Providencia Island - Early Times of The Colony

Early Times of The Colony

Popularly considered a failed colony due to poor planning, internal strife (seen in faulty leadership and slipping focus on the original purpose) and economic woes, it was founded in efforts to curb Spanish buccaneers in the West Indies and to found a colony based on Puritan values. It was expected to be the more profitable and successful of the colonizing efforts in comparison with the Plymouth colony. Though the small colony was English, the island was also populated by the Dutch. The colony is now known for its involvement in the slave trade. The slaves were sold and traded in exchange for tobacco, but not for profit, per their Puritan values.

Some of the more famous characters were the governors Nathaniel Butler and Philip Bell, Bell’s father-in-law Daniel Elfrith, William Rous and Thomas Gage. Philip Bell was the first governor and was replaced by Robert Hunt, due to conflict with another colonist resulting in ungodly behavior. Nathaniel Butler later replaced Hunt. Many of these men had already had experience with England’s colonizing and economic expeditions with the Virginia Company and the Somers (Bermuda) Company.

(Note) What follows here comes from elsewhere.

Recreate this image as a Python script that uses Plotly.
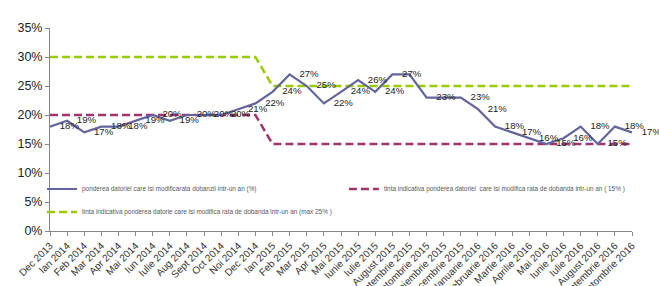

It is possible to infer what life was like on the island based on the accounts of slaves and letters written by the colonists. They reported that some of the Englishmen who wanted to leave did so by saying, “this place is no way to live.” Life included church services, trade with English ships and hopes for corsair raids against the Spanish. The slaves say that they were considered heretics on account of their Catholicism and their rosaries were destroyed. They grew a lot of tobacco on the island and traded it in return for slaves, clothing, shoes, liquor, beer, fabric, and other household goods like ribbons. Occasionally ships from England would bring women. Before the English had adequate ships for raiding the Spanish, they traveled around the island’s freshwater streams and surrounding waters for fishing and finding turtles. They sometimes brought back Indians from their expeditions. The principal trading port had about nine small forts and several little fortresses along the bay’s entrance. There was one inside the mouth of the bay and one also by the governor’s house. These testimonies are presumed to have provided the Spanish with key information of the colony’s logistics and defenses that enabled the attack on the island.